Sadly, this scene — and a harrowing one at the Hoover Dam — occur at the start to ultimately ensure what follows can never match their exhilaration. Watching The Rock make constipated face while attempting to power a speedboat over a massive wave before cresting is hardly suspenseful. The least these filmmakers could have done was add cannon fodder to both Ray’s and Blake’s groups as they try to converge in San Francisco. At one point, the camera shifts from Ray and Emma to Blake, Ben, and Ollie to Giamatti at Cal Tech to the weasel we rejoice in watching die. That’s five leads Hollywood would be hard-pressed to abandon, a scientist too far from the fault to be badly hurt, and a man we love to hate. Once the latter is gone there are literally no stakes left.
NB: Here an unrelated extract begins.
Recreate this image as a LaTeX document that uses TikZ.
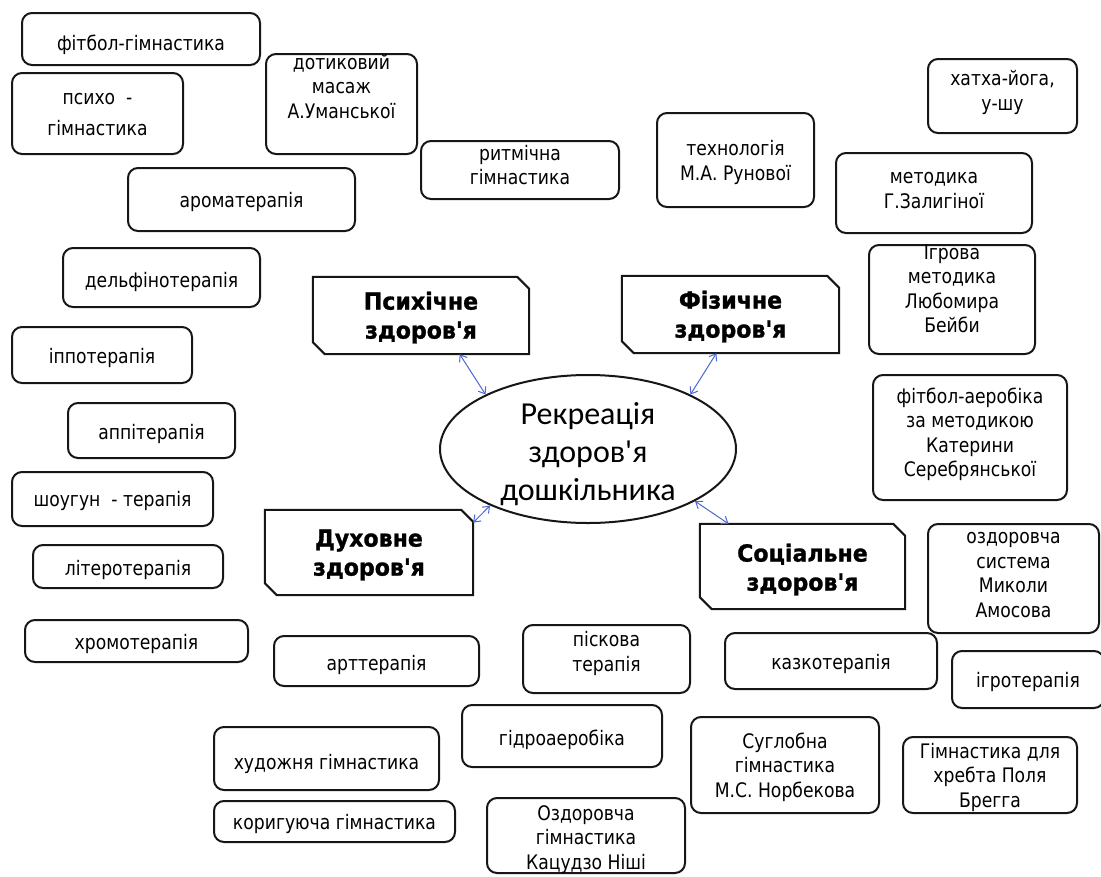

And that’s San Andreas‘ downfall: there’s no mystery to how it plays out. While focusing on one family keeps it from sprawling so far that every plot thread becomes paper thin, it also removes any sense of suspense. Either they all live or die — neither option possesses the nuance for us to care. The computer graphics are fantastic, Johnson gets more than a few cheeky one-liners, and there’s enough sentiment and lovey-dovey eyes shared between the saved and savior to force someone with an ironclad constitution to puke. After all, watching the most qualified first-responder in America completely ignore directives to personally rescue his ex-wife and daughter four hundred miles away from each other isn’t a heartwarming display of love. It’s an unintentionally comedic look at mankind’s selfish disinterest toward anyone in danger — except for family.

San Andreas opens on Friday, May 29.